Я умерла! – сказала Борятинская звонко. – Умерла. Совсем.
Борятинский беспомощно посмотрел на доктора. Точно – пьяна. Надралась почище гвардейского ротмистра. Или свихнулась?
Доктор, не поднимая головы, продолжал копаться в саквояже.
И мне было видение. Я всё знаю теперь. Всё! Да что ты стоишь? Подойди же!
Борятинский подошел, осторожно, будто жена могла кинуться на него, повел даже носом, но нет – в комнате пахло только потом, запекающейся, умирающей кровью – будто правда после боя, и чем-то еще – свежим и сладким.
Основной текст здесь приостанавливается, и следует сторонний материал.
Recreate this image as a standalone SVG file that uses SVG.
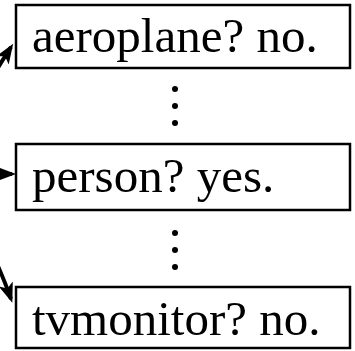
<svg xmlns="http://www.w3.org/2000/svg" width="355" height="351" viewBox="0 0 355 351">
<style>
.box{fill:#fff;stroke:#000;stroke-width:2.5}
.lbl{font-family:"Liberation Serif","Times New Roman",serif;font-size:49px;fill:#000}
.edge{fill:none;stroke:#000;stroke-width:4}
.dot{fill:#000}
</style>
<defs>
<marker id="ah" markerUnits="userSpaceOnUse" markerWidth="22" markerHeight="16" refX="16" refY="7.5" orient="auto">
<path d="M0,0 L20,7.5 L0,15 L5,7.5 z" fill="#000"/>
</marker>
</defs>
<rect width="355" height="351" fill="#fff"/>
<g id="connectors">
<path class="edge" d="M-25,105 Q-5,72 11,47" marker-end="url(#ah)"/>
<path class="edge" d="M-20,174 L12,174" marker-end="url(#ah)"/>
<path class="edge" d="M-20,230 Q-2,262 11,299" marker-end="url(#ah)"/>
</g>
<g id="node-aeroplane">
<rect class="box" x="16" y="5" width="334" height="63"/>
<text class="lbl" x="32" y="52">aeroplane? no.</text>
</g>
<g id="dots-1">
<circle class="dot" cx="175" cy="89" r="3"/>
<circle class="dot" cx="175" cy="106" r="3"/>
<circle class="dot" cx="175" cy="123" r="3"/>
</g>
<g id="node-person">
<rect class="box" x="16" y="144" width="334" height="66"/>
<text class="lbl" x="32" y="192">person? yes.</text>
</g>
<g id="dots-2">
<circle class="dot" cx="175" cy="233" r="3"/>
<circle class="dot" cx="175" cy="250" r="3"/>
<circle class="dot" cx="175" cy="267" r="3"/>
</g>
<g id="node-tvmonitor">
<rect class="box" x="16" y="287" width="334" height="61"/>
<text class="lbl" x="32" y="335">tvmonitor? no.</text>
</g>
</svg>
Смысл жизни теперь открыт мне. Вот, смотри!
Надежда Александровна опустила колени – на животе у нее лежал, кривя беззвучный ротик, крепким поленцем спеленутый ребенок, краснолицый, сморщенный и жуткий, как все новорожденные.
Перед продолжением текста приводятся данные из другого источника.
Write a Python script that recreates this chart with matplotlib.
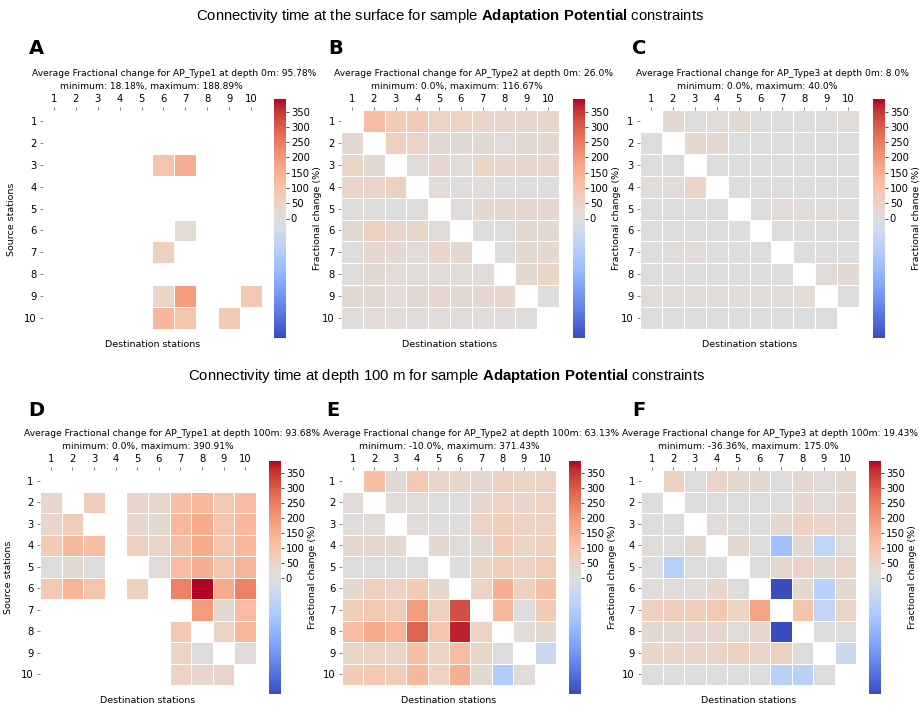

Je le trouve adorable, cet enfant-là![2]
Это не мальчик. Это Туся. Моя дочь. Она и есть смысл всего.
Лицо Борятинской исковеркала, почти изуродовала судорога счастья.
Борятинский снова посмотрел на доктора. Тот щелкнул наконец застежкой саквояжа. Распрямился. Руки у него больше не дрожали. Наконец.
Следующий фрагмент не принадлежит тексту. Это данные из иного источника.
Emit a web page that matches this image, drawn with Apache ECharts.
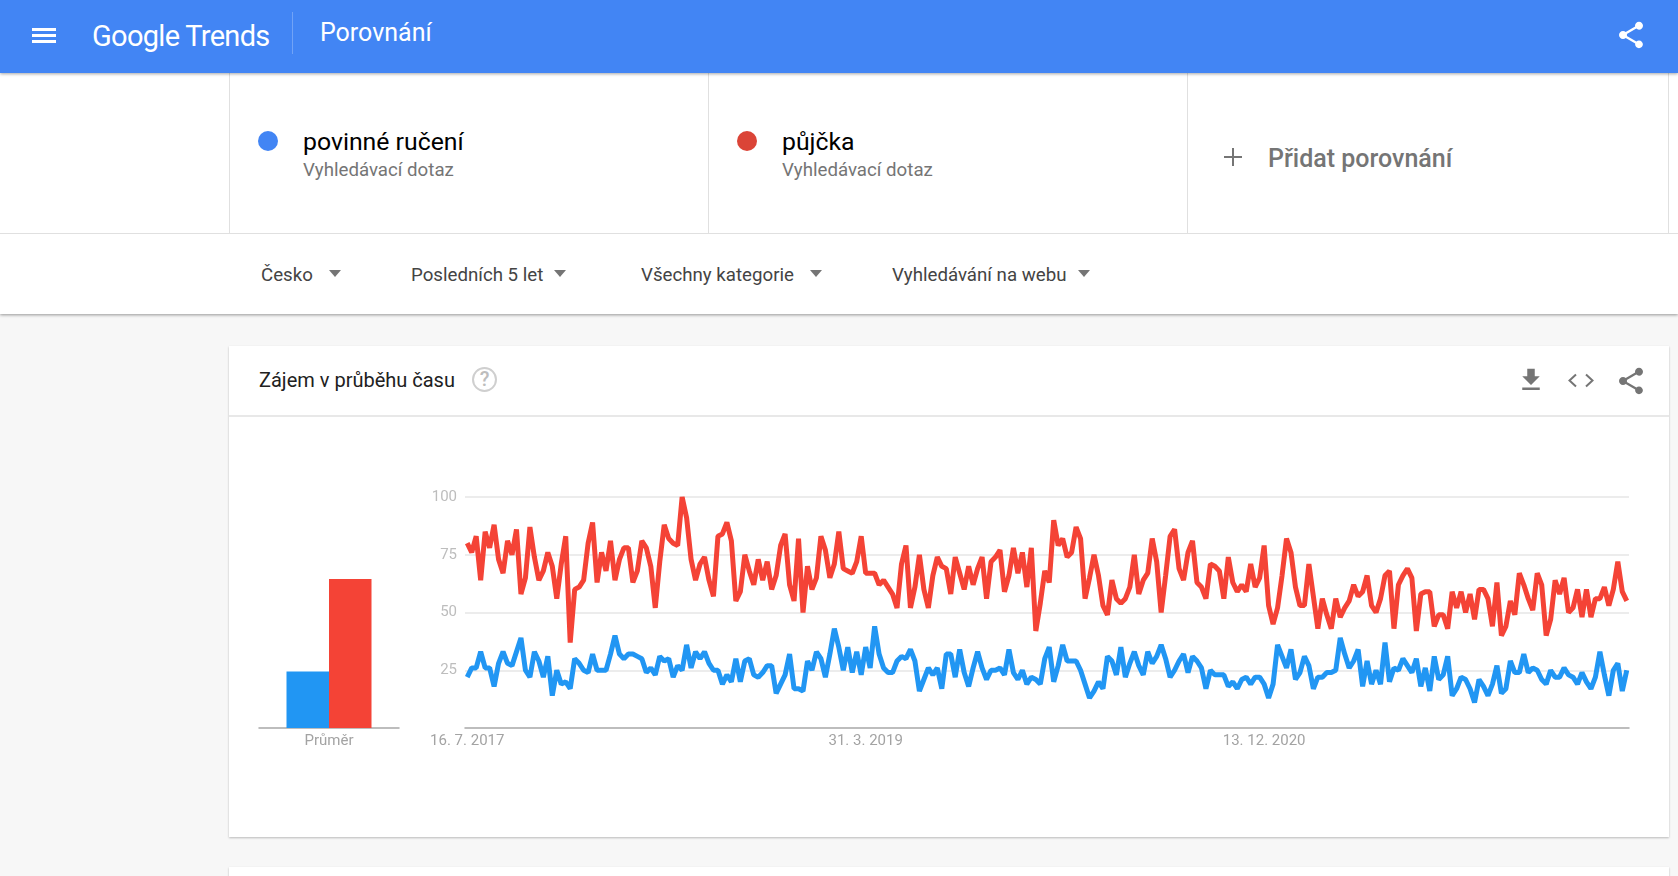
<!DOCTYPE html>
<html lang="cs">
<head>
<meta charset="utf-8">
<title>Google Trends – Porovnání</title>
<script src="https://cdn.jsdelivr.net/npm/echarts@6/dist/echarts.min.js"></script>
<style>
html,body{margin:0;padding:0;width:1678px;height:876px;overflow:hidden;background:#f7f7f7;font-family:Roboto,sans-serif;}
#page{position:absolute;left:0;top:0;width:1678px;height:876px;overflow:hidden;}
.a{position:absolute;white-space:nowrap;}
#chart{position:absolute;left:0;top:0;width:1678px;height:876px;pointer-events:none;}
.tri{position:absolute;width:0;height:0;border-left:6.5px solid transparent;border-right:6.5px solid transparent;border-top:7px solid #757575;top:270px;}
.flt{top:263px;font-size:18.7px;line-height:24px;color:#444;}
.v{position:absolute;top:73px;height:160px;width:1px;background:#e0e0e0;}
</style>
</head>
<body>
<div id="page">
  <!-- filter + terms panel -->
  <div class="a" style="left:0;top:73px;width:1678px;height:241px;background:#fff;box-shadow:0 1px 3px rgba(0,0,0,.4);"></div>
  <div class="a" style="left:0;top:233px;width:1678px;height:1px;background:#e0e0e0;"></div>
  <div class="v" style="left:229px"></div><div class="v" style="left:708px"></div><div class="v" style="left:1187px"></div><div class="v" style="left:1668px"></div>
  <!-- header -->
  <div class="a" style="left:0;top:0;width:1678px;height:73px;background:#4285f4;box-shadow:0 1px 3px rgba(0,0,0,.35);"></div>
  <div class="a" style="left:32px;top:28px;width:24px;height:3px;background:#fff;"></div>
  <div class="a" style="left:32px;top:34px;width:24px;height:3px;background:#fff;"></div>
  <div class="a" style="left:32px;top:40px;width:24px;height:3px;background:#fff;"></div>
  <div class="a" style="left:92px;top:17px;font-size:29px;line-height:38px;color:#fff;letter-spacing:-.7px;" id="logo">Google Trends</div>
  <div class="a" style="left:292px;top:12px;width:1px;height:42px;background:rgba(255,255,255,.25);"></div>
  <div class="a" style="left:320px;top:17px;font-size:25px;line-height:32px;color:#fff;">Porovnání</div>
  <svg class="a" style="left:1615px;top:19px" width="32" height="32" viewBox="0 0 24 24"><path fill="#fff" d="M18 16.08c-.76 0-1.44.3-1.96.77L8.91 12.7c.05-.23.09-.46.09-.7s-.04-.47-.09-.7l7.05-4.11c.54.5 1.25.81 2.04.81 1.66 0 3-1.34 3-3s-1.34-3-3-3-3 1.34-3 3c0 .24.04.47.09.7L8.04 9.81C7.5 9.31 6.79 9 6 9c-1.66 0-3 1.34-3 3s1.34 3 3 3c.79 0 1.5-.31 2.04-.81l7.12 4.16c-.05.21-.08.43-.08.65 0 1.61 1.31 2.92 2.92 2.92 1.61 0 2.92-1.31 2.92-2.92s-1.31-2.92-2.92-2.92z"/></svg>
  <!-- terms -->
  <div class="a" style="left:258px;top:131px;width:20px;height:20px;border-radius:50%;background:#4285f4;"></div>
  <div class="a" style="left:303px;top:126px;font-size:24.8px;line-height:32px;color:#000;">povinné ručení</div>
  <div class="a" style="left:303px;top:158px;font-size:18.7px;line-height:24px;color:#757575;">Vyhledávací dotaz</div>
  <div class="a" style="left:737px;top:131px;width:20px;height:20px;border-radius:50%;background:#db4437;"></div>
  <div class="a" style="left:782px;top:126px;font-size:24.8px;line-height:32px;color:#000;">půjčka</div>
  <div class="a" style="left:782px;top:158px;font-size:18.7px;line-height:24px;color:#757575;">Vyhledávací dotaz</div>
  <div class="a" style="left:1224px;top:156px;width:18px;height:2px;background:#757575;"></div>
  <div class="a" style="left:1232px;top:148px;width:2px;height:18px;background:#757575;"></div>
  <div class="a" style="left:1268px;top:143px;font-size:25px;line-height:32px;font-weight:500;color:#757575;">Přidat porovnání</div>
  <!-- filters -->
  <div class="a flt" style="left:261px">Česko</div><div class="tri" style="left:329px"></div>
  <div class="a flt" style="left:411px">Posledních 5 let</div><div class="tri" style="left:554px"></div>
  <div class="a flt" style="left:641px">Všechny kategorie</div><div class="tri" style="left:810px"></div>
  <div class="a flt" style="left:892px">Vyhledávání na webu</div><div class="tri" style="left:1078px"></div>
  <!-- card -->
  <div class="a" style="left:229px;top:346px;width:1440px;height:491px;background:#fff;box-shadow:0 1px 2px rgba(0,0,0,.25);"></div>
  <div class="a" style="left:229px;top:867px;width:1440px;height:40px;background:#fff;box-shadow:0 1px 2px rgba(0,0,0,.25);"></div>
  <div class="a" style="left:229px;top:415px;width:1440px;height:2px;background:#e8e8e8;"></div>
  <div class="a" style="left:259px;top:367px;font-size:20px;line-height:26px;color:#212121;">Zájem v průběhu času</div>
  <div class="a" style="left:472px;top:367px;width:21px;height:21px;border:2.5px solid #cfcfcf;border-radius:50%;text-align:center;font-size:20px;line-height:21px;color:#bdbdbd;font-weight:500;">?</div>
  <svg class="a" style="left:1516px;top:365px" width="30" height="30" viewBox="0 0 24 24"><path fill="#757575" d="M19 9h-4V3H9v6H5l7 7 7-7zM5 18v2h14v-2H5z"/></svg>
  <svg class="a" style="left:1567px;top:373px" width="28" height="15" viewBox="0 0 28 15"><path fill="none" stroke="#757575" stroke-width="2" d="M9 1.5L2.5 7.5L9 13.5M19 1.5L25.5 7.5L19 13.5"/></svg>
  <svg class="a" style="left:1615px;top:365px" width="32" height="32" viewBox="0 0 24 24"><path fill="#757575" d="M18 16.08c-.76 0-1.44.3-1.96.77L8.91 12.7c.05-.23.09-.46.09-.7s-.04-.47-.09-.7l7.05-4.11c.54.5 1.25.81 2.04.81 1.66 0 3-1.34 3-3s-1.34-3-3-3-3 1.34-3 3c0 .24.04.47.09.7L8.04 9.81C7.5 9.31 6.79 9 6 9c-1.66 0-3 1.34-3 3s1.34 3 3 3c.79 0 1.5-.31 2.04-.81l7.12 4.16c-.05.21-.08.43-.08.65 0 1.61 1.31 2.92 2.92 2.92 1.61 0 2.92-1.31 2.92-2.92s-1.31-2.92-2.92-2.92z"/></svg>
  <div id="chart"></div>
</div>
<script>
const seriesNames = ["povinné ručení", "půjčka"];
const averageCategory = ["Průměr"];
const averageBlue = [24.5];
const averageRed = [64.5];
const valueTicks = [25, 50, 75, 100];
const dateTicks = ["16. 7. 2017", "31. 3. 2019", "13. 12. 2020"];

const pujcka = [
80,76,83,64,85,78,88,73,67,81,75,86,58,65,87,74,64,68,76,70,
56,71,83,37,60,61,64,80,89,63,76,68,81,64,73,78,78,63,68,81,
78,70,52,72,88,82,80,79,100,91,73,64,71,74,64,57,83,84,89,81,
55,59,75,68,62,73,64,72,60,66,79,84,62,55,82,50,70,60,65,83,
77,65,71,85,69,68,67,72,83,67,67,67,62,64,61,58,52,71,79,52,
61,75,60,52,66,74,70,69,58,74,67,60,70,62,69,74,56,72,74,77,
59,66,78,67,76,61,78,42,54,68,63,90,79,82,74,76,87,82,56,65,
75,66,53,49,64,56,54,56,61,75,58,64,67,82,72,50,66,83,86,69,
64,76,81,63,61,56,71,70,68,56,74,63,59,62,59,71,61,65,79,53,
45,52,66,82,76,61,53,53,71,57,43,56,49,43,56,48,52,55,62,57,
59,66,53,50,56,66,68,43,62,66,69,65,42,58,59,59,44,49,49,43,
59,52,59,50,58,47,60,60,56,44,63,40,44,55,49,67,62,56,51,67,
62,40,47,64,58,65,50,52,60,48,60,48,56,56,61,53,60,72,59,55
];

const povinneRuceni = [
22,26,26,33,26,26,18,28,33,28,27,33,39,25,22,33,29,22,31,14,
25,19,20,17,30,28,25,24,32,25,25,25,32,40,32,30,32,32,31,30,
24,26,23,31,29,30,22,27,25,36,26,33,30,33,28,25,25,19,23,20,
30,20,29,30,23,22,24,27,27,15,19,23,32,17,17,16,29,25,33,30,
22,32,43,35,25,35,24,33,23,35,26,44,32,26,24,24,29,31,30,34,
29,16,21,26,23,26,17,32,32,22,34,24,18,26,33,26,21,25,25,26,
23,34,24,21,25,19,22,21,19,30,35,20,27,36,29,29,29,25,19,13,
16,20,17,31,29,23,35,22,28,33,27,23,33,28,31,36,30,22,25,29,
32,24,31,29,26,17,25,23,23,23,18,20,17,21,22,19,22,22,19,13,
19,36,31,26,34,21,24,31,27,17,22,22,24,24,25,39,32,26,29,34,
18,29,19,25,19,37,20,26,25,30,27,24,30,18,26,16,31,21,23,31,
14,17,22,21,17,11,21,18,14,19,27,15,17,29,24,24,32,24,26,25,
21,19,25,22,22,26,23,22,19,24,20,17,22,33,23,14,25,28,16,25
];

// Weekly Sundays from the first date tick, one category per value.
const weeks = povinneRuceni.map((_, i) => {
  const d = new Date(Date.UTC(2017, 6, 16 + i * 7));
  return d.getUTCDate() + ". " + (d.getUTCMonth() + 1) + ". " + d.getUTCFullYear();
});

const chart = echarts.init(document.getElementById("chart"));
const font = "Roboto, sans-serif";
chart.setOption({
  animation: false,
  backgroundColor: "transparent",
  grid: [
    { left: 259, top: 497, width: 140, height: 231 },
    { left: 465, top: 497, width: 1164, height: 231 }
  ],
  xAxis: [
    { gridIndex: 0, type: "category", data: averageCategory,
      axisLine: { lineStyle: { color: "#a8a8a8", width: 1.5 } }, axisTick: { show: false },
      axisLabel: { color: "#a3a3a3", fontSize: 15, fontFamily: font, margin: 6 } },
    { gridIndex: 1, type: "category", data: weeks, boundaryGap: true,
      axisLine: { lineStyle: { color: "#a8a8a8", width: 1.5 } }, axisTick: { show: false },
      axisLabel: { color: "#a3a3a3", fontSize: 15, fontFamily: font, margin: 6, hideOverlap: false,
        interval: (i, v) => dateTicks.includes(v) } }
  ],
  yAxis: [
    { gridIndex: 0, type: "value", min: 0, max: 100, show: false },
    { gridIndex: 1, type: "value", min: 0, max: 100, interval: 25,
      axisLine: { show: false }, axisTick: { show: false },
      splitLine: { showMinLine: false, lineStyle: { color: "#e6e6e6", width: 1.5 } },
      axisLabel: { color: "#bdbdbd", fontSize: 15, fontFamily: font, margin: 8, padding: [1, 0, 0, 0],
        formatter: v => valueTicks.includes(v) ? String(v) : "" } }
  ],
  series: [
    { name: seriesNames[0], type: "bar", xAxisIndex: 0, yAxisIndex: 0, data: averageBlue,
      barWidth: 42.5, barGap: 0, itemStyle: { color: "#2196f3" } },
    { name: seriesNames[1], type: "bar", xAxisIndex: 0, yAxisIndex: 0, data: averageRed,
      barWidth: 42.5, barGap: 0, itemStyle: { color: "#f44336" } },
    { name: seriesNames[0], type: "line", xAxisIndex: 1, yAxisIndex: 1, data: povinneRuceni,
      symbol: "none", lineStyle: { color: "#2196f3", width: 5, join: "bevel" } },
    { name: seriesNames[1], type: "line", xAxisIndex: 1, yAxisIndex: 1, data: pujcka,
      symbol: "none", lineStyle: { color: "#f44336", width: 5, join: "bevel" } }
  ]
});
</script>
</body>
</html>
Mon Dieu, qu’est-ce qu’il lui arrive? Je[3]… Я… Я не понимаю. Это горячка?
Опомнившись, что совершил бестактность, князь перешел на русский, приличествующий в разговоре с людьми другого круга, и доктор, сильно покраснев, ответил по-французски, с правильным, хотя и немного деревянным выговором.
Их сиятельство и младенец здоровы. Это результат… – доктор замялся на мгновение, – чрезмерного напряжения и долгих родов. Через несколько часов всё будет благополучно. – Доктор вдруг вздернул голову и потребовал почти оскорбительно резко: – Извольте распорядиться, чтобы мне дали лошадей. Мои услуги в этом доме больше не требуются. Я возвращаюсь в Петербург.
Князь невнимательно кивнул, он смотрел на Надежду Александровну. Надежда Александровна не отрывала глаз от ребенка – это был новый узор их жизни, отныне и на долгие годы, навсегда, просто Борятинский еще не догадывался об этом.
Главное, Наденька была жива и здорова, здорова и жива.
Доктор сумел вырваться из раскисшей в грязи Анны только через сутки, но до Петербурга так и не добрался, хотя истратил большую часть своего баснословного гонорара на то, чтобы подхлестнуть смелость самых беспутных и отчаявшихся местных ямщиков. По-нильски щедро разлившийся Икорец всё равно пришлось преодолевать то волоком, то по пояс в густой черной жиже, вполне уже русской – безжалостной, цепкой, ледяной.
Боже милостивый, как же холодно! Холодно! Как болит голова!
Он потерял сознание в пяти верстах от Воронежа, успев распорядиться, чтобы его непременно отвезли в больницу. Боялся тифа, заразы, э-э-пидемии только н-не хватало. Оказалось – пневмония, от которой доктор и умер спустя три дня в просторной воронежской земской губернской больнице, в полном и ясном рассудке – человеческом и медицинском, на руках у старшего врача, Константина Васильевича Федяевского.